Si aucun compte officiel n’est établi, plusieurs dizaines de logements semblent avoir été visés par des émeutiers depuis le 13 mai. Hébergées par leurs proches, des victimes témoignent de leurs traumatismes et de la difficulté d’envisager l’avenir.
Avant les émeutes, Marco* ne s’était « jamais senti menacé ». Habitant de Kaméré depuis 10 ans, « bien intégré » dans le quartier, il n’avait pas imaginé être contraint de le fuir. « Une bande est arrivée vers 19 heures, elle a investi une grande maison en bois et a foutu le feu. À partir de là, ça a été la panique. Ça a vrillé. »

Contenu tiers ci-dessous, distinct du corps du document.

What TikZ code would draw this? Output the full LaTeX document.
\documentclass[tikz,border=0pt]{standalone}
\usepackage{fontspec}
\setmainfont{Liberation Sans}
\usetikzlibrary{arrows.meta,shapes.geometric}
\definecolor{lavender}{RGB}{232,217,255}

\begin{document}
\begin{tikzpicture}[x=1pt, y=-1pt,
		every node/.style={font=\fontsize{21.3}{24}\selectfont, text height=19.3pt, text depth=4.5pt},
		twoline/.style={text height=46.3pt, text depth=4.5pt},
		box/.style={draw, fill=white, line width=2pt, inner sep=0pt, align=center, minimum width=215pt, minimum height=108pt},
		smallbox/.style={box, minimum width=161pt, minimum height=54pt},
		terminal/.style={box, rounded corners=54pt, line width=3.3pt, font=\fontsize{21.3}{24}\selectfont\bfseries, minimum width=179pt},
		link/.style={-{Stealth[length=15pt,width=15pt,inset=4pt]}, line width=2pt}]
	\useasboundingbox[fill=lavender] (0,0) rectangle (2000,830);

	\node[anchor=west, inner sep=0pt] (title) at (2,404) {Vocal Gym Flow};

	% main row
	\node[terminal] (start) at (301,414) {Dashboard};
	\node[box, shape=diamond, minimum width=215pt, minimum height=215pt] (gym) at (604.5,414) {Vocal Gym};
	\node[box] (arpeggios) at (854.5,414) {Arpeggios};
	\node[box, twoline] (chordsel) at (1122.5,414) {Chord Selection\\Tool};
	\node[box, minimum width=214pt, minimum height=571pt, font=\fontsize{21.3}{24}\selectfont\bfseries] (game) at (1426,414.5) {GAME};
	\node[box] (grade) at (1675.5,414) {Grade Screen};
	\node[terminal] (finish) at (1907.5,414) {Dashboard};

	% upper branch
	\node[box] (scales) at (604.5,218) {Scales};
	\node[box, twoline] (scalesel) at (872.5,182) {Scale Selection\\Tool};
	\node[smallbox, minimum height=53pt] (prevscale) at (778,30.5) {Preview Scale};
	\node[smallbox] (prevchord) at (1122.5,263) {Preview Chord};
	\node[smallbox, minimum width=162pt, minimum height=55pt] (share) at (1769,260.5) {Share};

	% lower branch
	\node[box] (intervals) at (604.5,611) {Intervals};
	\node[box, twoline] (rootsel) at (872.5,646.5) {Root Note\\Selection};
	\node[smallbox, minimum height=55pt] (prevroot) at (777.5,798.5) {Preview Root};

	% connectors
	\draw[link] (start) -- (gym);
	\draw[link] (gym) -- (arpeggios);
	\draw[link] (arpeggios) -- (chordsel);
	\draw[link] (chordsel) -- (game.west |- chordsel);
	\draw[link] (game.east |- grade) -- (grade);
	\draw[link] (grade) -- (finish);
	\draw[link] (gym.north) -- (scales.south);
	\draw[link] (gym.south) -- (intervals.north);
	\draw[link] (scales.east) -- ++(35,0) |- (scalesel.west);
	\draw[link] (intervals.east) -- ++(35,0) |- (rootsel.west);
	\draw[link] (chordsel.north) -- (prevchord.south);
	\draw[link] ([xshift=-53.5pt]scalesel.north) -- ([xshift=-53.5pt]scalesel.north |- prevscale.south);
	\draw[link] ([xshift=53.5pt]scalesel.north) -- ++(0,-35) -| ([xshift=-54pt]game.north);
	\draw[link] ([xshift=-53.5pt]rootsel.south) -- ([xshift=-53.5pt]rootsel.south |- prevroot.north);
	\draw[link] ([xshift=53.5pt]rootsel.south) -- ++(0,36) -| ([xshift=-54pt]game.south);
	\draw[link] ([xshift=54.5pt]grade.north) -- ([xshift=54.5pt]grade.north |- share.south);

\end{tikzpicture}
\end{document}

Marco a fait partie des 35 habitants évacués par le GIGN puis exfiltrés par bateau par des particuliers, dans la nuit du 24 au 25 mai. Il est retourné sur place dès le lendemain pour constater que son logement, pillé, vandalisé, était devenu inhabitable. Depuis, il est hébergé par des proches, une solution très temporaire. « Il faut qu’on se stabilise, donc on cherche désespérément un loge- ment. On n’a pas de nouvelles des assurances. Du côté de la mairie et de la province, il y a une écoute, mais ça s’arrête là. »
Malgré le soutien « massif » des voisins, il n’imagine pas retourner à Kaméré dans l’immédiat. « On aime beaucoup ce quartier, on ne fait pas un rejet. On est juste choqués. On a besoin d’attendre que le pays digère ce qui lui est arrivé. On se sent moins à l’aise, même si on sait que c’est une minorité de tarés qui ont profité de la situation. » À Kaméré, plusieurs maisons ont été incendiées, dont celle d’un couple et son enfant de deux mois qui, dans un « désarroi total », a pris la décision de quitter la Nouvelle-Calédonie.
« JE NE PARTIRAI PAS »
Dans son quartier de la commune de Dumbéa, Audrey* a vu plusieurs maisons incendiées, d’autres saccagées, dont la sienne. « Elle aurait déjà brûlé si le voisinage n’était pas là pour la protéger. » Lorsque la violence a fait irruption dans sa rue, elle a pris la fuite. « J’ai cru que c’était mon dernier jour. Se faire insulter, caillasser par des gamins de 10 ans, voir la haine dans leurs yeux… C’était horrible. » Elle a trouvé refuge chez des proches, son seul soutien matériel et psychologique. « Heureusement que ma famille et mes amis sont là et ont su trouver les mots pour me calmer. »
Audrey, la trentaine, réfléchit à sa reconstruction personnelle. Elle n’imagine pas retourner vivre dans sa maison, mais n’entend pas quitter la Nouvelle- Calédonie. « Je ne partirai pas. Je suis née ici, toute ma famille est ici. On est moitié bagnard, moitié colon, on est aussi des victimes de l’histoire et on n’a rien demandé. » Écœurée par la « politique de la peur », elle invite ses concitoyens à ne pas tomber dans le racisme. « Je ne cautionne pas le fait de faire un clivage entre Kanak et Blancs. Il ne faut pas mettre tout le monde dans le même sac. »
« ON EST PRISONNIERS DE LA CCAT »
Dans la deuxième Vallée-du-Tir, une habitante estime que huit maisons ont été brûlées, principalement dans les rues Paul-Bert et des frères Devaux, dont celle qui avait été léguée au Secours catholique. Un voisin dit son incompréhension. « Dans le quartier, ce ne sont que des gens simples, des ouvriers qui n’ont pas grand- chose, et beaucoup de vieux aussi. On ne comprend pas pourquoi ils s’en prennent à nous. »
Une autre victime, Sylvie*, est traumatisée par les menaces, les insultes, les caillassages. « Je suis calédonienne, j’habite ici depuis 30 ans, et je subis ça de la part de gens à qui je dis bonjour d’habitude. J’ai eu beau appeler la police, ils ne sont jamais venus. Ils m’ont dit que nous n’étions pas prioritaires, et ils nous ont dit de faire attention à nous. »
Les forces de l’ordre sont intervenues à de nombreuses reprises pour dégager les barrages, mais certains continuent de renaître sous une forme amoindrie. Sylvie n’est pas rassurée par les patrouilles, qu’elle juge trop rares. « On est prisonniers des gens de la CCAT », assure-t-elle.
Gilles Caprais
*Les prénoms ont été modifiés.
Pas d’évaluation officielle
Ni le haut-commissariat, ni la sécurité civile ne sont en mesure de donner une évaluation du nombre de logements incendiés, pillés et/ou vandalisés. Les témoignages recueillis auprès d’habitants de la Vallée-du-Tir, de Kaméré, de Portes-de-Fer, de Rivière-Salée, et de Dumbéa semblent indiquer que plusieurs dizaines de logements ont été ciblés depuis le 13 mai.